* [Stated problem]
Work through the data and report how many lines include the string "standalone", giving the number alone.

* [Data provided]
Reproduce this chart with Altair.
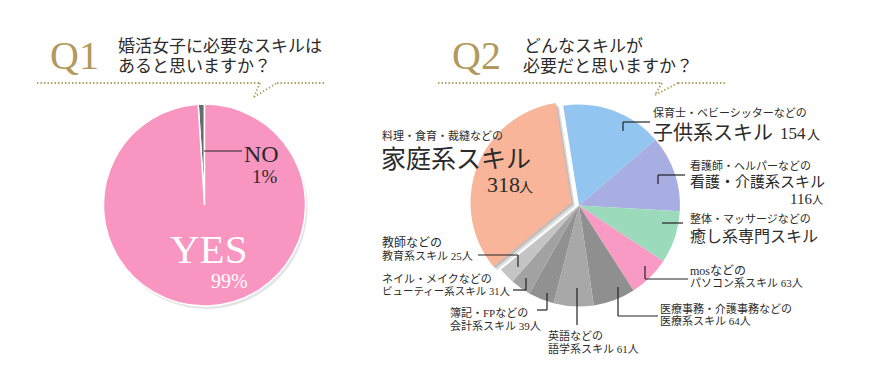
import math
import altair as alt
import pandas as pd

# ---------------- data ----------------
q1_cats = ["NO", "YES"]
q1_vals = [1, 99]
q1_colors = ["#6a6a6a", "#f895c0"]

q2_cats = ["子供系スキル", "看護・介護系スキル", "癒し系専門スキル", "パソコン系スキル", "医療系スキル",
           "語学系スキル", "会計系スキル", "ビューティー系スキル", "教育系スキル", "家庭系スキル"]
q2_vals = [154, 116, 80, 63, 64, 61, 39, 31, 25, 318]
q2_colors = ["#93c5f1", "#a9aee2", "#9bdbbc", "#f89ac4", "#8f8f8f",
             "#a8a8a8", "#919191", "#a2a2a2", "#c4c4c4", "#f8b59a"]
EXPLODED = "家庭系スキル"

# annotation texts
label_texts = [
    "Q1", "婚活女子に必要なスキルは", "あると思いますか？",
    "Q2", "どんなスキルが", "必要だと思いますか？",
    "NO", "1%", "YES", "99%",
    "料理・食育・裁縫などの", "家庭系スキル", "318", "人",
    "保育士・ベビーシッターなどの", "子供系スキル", "154", "人",
    "看護師・ヘルパーなどの", "看護・介護系スキル", "116", "人",
    "整体・マッサージなどの", "癒し系専門スキル",
    "mosなどの", "パソコン系スキル 63人",
    "医療事務・介護事務などの", "医療系スキル 64人",
    "英語などの", "語学系スキル 61人",
    "簿記・FPなどの", "会計系スキル 39人",
    "ネイル・メイクなどの", "ビューティー系スキル 31人",
    "教師などの", "教育系スキル 25人",
]

# ---------------- layout (page pixels) ----------------
M = 8  # page margin
GOLD = "#b29a5d"
INK = "#2b2b2b"

# x, baseline y, font size, colour  (one entry per label text)
label_layout = [
    (50, 69, 40, GOLD), (118, 52, 17, INK), (118, 72, 17, INK),
    (452, 69, 40, GOLD), (524, 52, 17, INK), (523, 72, 17, INK),
    (244, 162, 24, INK), (252, 183, 19, INK), (170, 263, 41, "#ffffff"), (211, 288, 20, "#ffffff"),
    (382, 140, 11, INK), (381, 168, 25, INK), (487, 192, 22, INK), (519, 192, 14, INK),
    (653, 117, 11, INK), (653, 140, 20, INK), (780, 139, 17, INK), (807, 139, 13, INK),
    (690, 170, 11, INK), (690, 187, 15, INK), (790, 204, 15, INK), (812, 204, 11, INK),
    (690, 223, 11, INK), (690, 242, 16, INK),
    (690, 275, 12, INK), (690, 287, 11, INK),
    (660, 313, 11, INK), (660, 325, 11, INK),
    (548, 340, 11, INK), (548, 353, 11, INK),
    (450, 317, 11, INK), (450, 330, 11, INK),
    (382, 283, 11, INK), (382, 295, 10.5, INK),
    (382, 247, 12, INK), (382, 260, 11, INK),
]

leader_segments = [
    (204, 151, 242, 151),
    (650, 122, 623, 122), (623, 122, 623, 131),
    (685, 175, 658, 175), (658, 175, 658, 184),
    (662, 223, 683, 223),
    (645, 266, 645, 279), (645, 279, 688, 279),
    (618, 287, 618, 316), (618, 316, 658, 316),
    (577, 288, 577, 325),
    (547, 293, 547, 310), (547, 310, 537, 310),
    (526, 278, 526, 290), (526, 290, 513, 290),
    (478, 255, 518, 255), (518, 255, 518, 267),
]

dotted_segments = [
    (37, 83, 260, 83), (260, 83, 254, 97), (254, 97, 277, 83), (277, 83, 325, 83),
    (438, 83, 662, 83), (662, 83, 655, 95), (655, 95, 678, 83), (678, 83, 725, 83),
]

R = 101
Q1_CX, Q1_CY = 204.5 - M, 205 - M
Q2_CX, Q2_CY = 579 - M, 205.5 - M
q1_start = -2 * math.pi * q1_vals[0] / sum(q1_vals)
q2_start = math.radians(-9)

# explode offset for the home-skill slice
tot = sum(q2_vals)
before = sum(q2_vals[:-1])
mid = q2_start + (before + q2_vals[-1] / 2) / tot * 2 * math.pi
EX_D = 8
EX_CX = Q2_CX + EX_D * math.sin(mid)
EX_CY = Q2_CY - EX_D * math.cos(mid)

# ---------------- tables ----------------
q1_df = pd.DataFrame({"cat": q1_cats, "val": q1_vals, "idx": list(range(len(q1_cats)))})
q2_df = pd.DataFrame({"cat": q2_cats, "val": q2_vals, "idx": list(range(len(q2_cats)))})

lab_df = pd.DataFrame({
    "text": label_texts,
    "x": [l[0] - M for l in label_layout],
    "y": [l[1] - M for l in label_layout],
    "size": [l[2] for l in label_layout],
    "color": [l[3] for l in label_layout],
})

def seg_df(segs):
    return pd.DataFrame({
        "x": [s[0] - M for s in segs], "y": [s[1] - M for s in segs],
        "x2": [s[2] - M for s in segs], "y2": [s[3] - M for s in segs],
    })

lead_df = seg_df(leader_segments)
dot_df = seg_df(dotted_segments)

# ---------------- marks ----------------
q1_theta = alt.Theta("val:Q", stack=True,
                     scale=alt.Scale(range=[q1_start, q1_start + 2 * math.pi]))
q2_theta = alt.Theta("val:Q", stack=True,
                     scale=alt.Scale(range=[q2_start, q2_start + 2 * math.pi]))
q1_order = alt.Order("idx:Q", sort="ascending")
q2_order = alt.Order("idx:Q", sort="ascending")

q1_shadow = alt.Chart(q1_df).mark_arc(radius=R, color="#000000", opacity=0.10).encode(
    theta=q1_theta, order=q1_order,
    x=alt.value(Q1_CX + 2), y=alt.value(Q1_CY + 3),
)
q1_pie = alt.Chart(q1_df).mark_arc(radius=R, stroke="#ffffff", strokeWidth=1.5).encode(
    theta=q1_theta, order=q1_order,
    color=alt.Color("cat:N", scale=alt.Scale(domain=q1_cats, range=q1_colors), legend=None),
    x=alt.value(Q1_CX), y=alt.value(Q1_CY),
)

is_home = f"datum.cat == '{EXPLODED}'"

q2_base = alt.Chart(q2_df).mark_arc(radius=R).encode(
    theta=q2_theta, order=q2_order,
    color=alt.Color("cat:N", scale=alt.Scale(domain=q2_cats, range=q2_colors), legend=None),
    opacity=alt.condition(is_home, alt.value(0), alt.value(1)),
    x=alt.value(Q2_CX), y=alt.value(Q2_CY),
)
q2_sh1 = alt.Chart(q2_df).mark_arc(radius=R, color="#000000").encode(
    theta=q2_theta, order=q2_order,
    opacity=alt.condition(is_home, alt.value(0.12), alt.value(0)),
    x=alt.value(EX_CX + 3.5), y=alt.value(EX_CY + 3.5),
)
q2_sh2 = alt.Chart(q2_df).mark_arc(radius=R, color="#000000").encode(
    theta=q2_theta, order=q2_order,
    opacity=alt.condition(is_home, alt.value(0.15), alt.value(0)),
    x=alt.value(EX_CX + 1.8), y=alt.value(EX_CY + 1.8),
)
q2_exp = alt.Chart(q2_df).mark_arc(radius=R).encode(
    theta=q2_theta, order=q2_order,
    color=alt.Color("cat:N", scale=alt.Scale(domain=q2_cats, range=q2_colors), legend=None),
    opacity=alt.condition(is_home, alt.value(1), alt.value(0)),
    x=alt.value(EX_CX), y=alt.value(EX_CY),
)

dots = alt.Chart(dot_df).mark_rule(color=GOLD, strokeWidth=1.8, strokeDash=[1.4, 2.1]).encode(
    x=alt.X("x:Q", scale=None, axis=None), y=alt.Y("y:Q", scale=None, axis=None),
    x2="x2:Q", y2="y2:Q",
)
leaders = alt.Chart(lead_df).mark_rule(color="#222222", strokeWidth=1.2).encode(
    x=alt.X("x:Q", scale=None, axis=None), y=alt.Y("y:Q", scale=None, axis=None),
    x2="x2:Q", y2="y2:Q",
)
labels = alt.Chart(lab_df).mark_text(
    align="left", baseline="alphabetic",
    font="'Liberation Serif', 'Noto Sans CJK JP', serif",
).encode(
    x=alt.X("x:Q", scale=None, axis=None), y=alt.Y("y:Q", scale=None, axis=None),
    text="text:N",
    size=alt.Size("size:Q", scale=None, legend=None),
    color=alt.Color("color:N", scale=None, legend=None),
)

chart = alt.layer(
    q1_shadow, q1_pie, q2_base, q2_sh1, q2_sh2, q2_exp, dots, leaders, labels
).resolve_scale(
    theta="independent", color="independent", opacity="independent", size="independent"
).properties(
    width=853, height=350, padding=0,
    autosize=alt.AutoSizeParams(type="none"),
    background="white",
).configure_view(stroke=None)

chart.save("out.html", embed_options={"renderer": "svg", "actions": False})
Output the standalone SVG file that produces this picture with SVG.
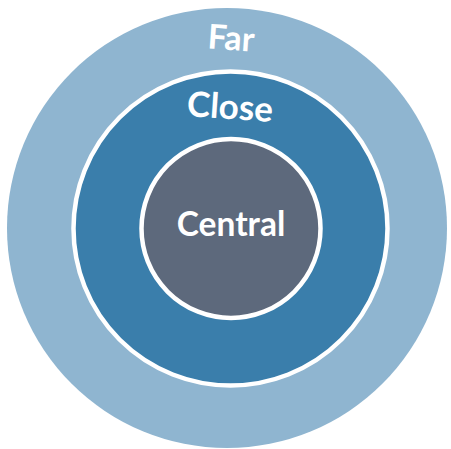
<svg xmlns="http://www.w3.org/2000/svg" width="451" height="449" viewBox="0 0 451 449">
<style>
.lbl{font-family:Lato,"Open Sans","Liberation Sans",sans-serif;font-weight:700;fill:#ffffff;text-anchor:middle}
.ring{stroke:#ffffff;stroke-width:4.5}
</style>
<rect width="451" height="449" fill="#ffffff"/>
<g id="far">
<circle cx="227" cy="228" r="220" fill="#8fb5d0"/>
<text class="lbl" x="231" y="50" font-size="34" transform="rotate(4 231 40)">Far</text>
</g>
<g id="close">
<circle class="ring" cx="230.5" cy="228.5" r="157" fill="#3a7eab"/>
<text class="lbl" x="230" y="119" font-size="35" transform="rotate(4 230 108)">Close</text>
</g>
<g id="central">
<circle class="ring" cx="231" cy="228.5" r="89.5" fill="#5d697c"/>
<text class="lbl" x="231" y="236" font-size="33.5">Central</text>
</g>
<g id="connectors"/>
</svg>
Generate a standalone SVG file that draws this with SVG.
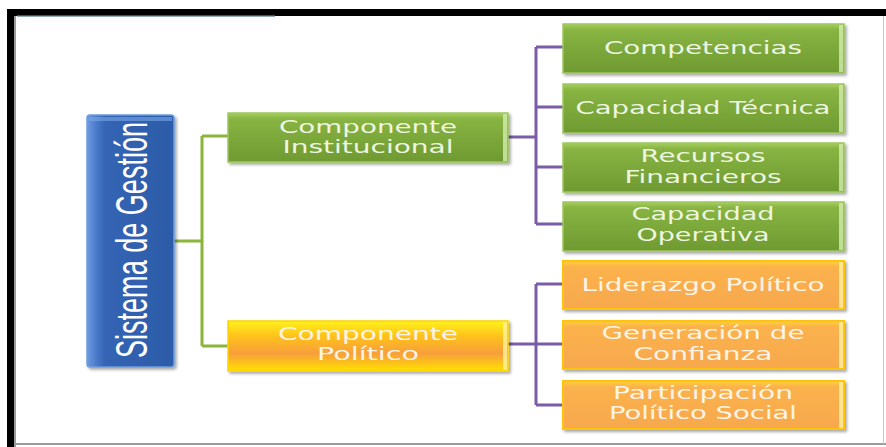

* [Response below]
2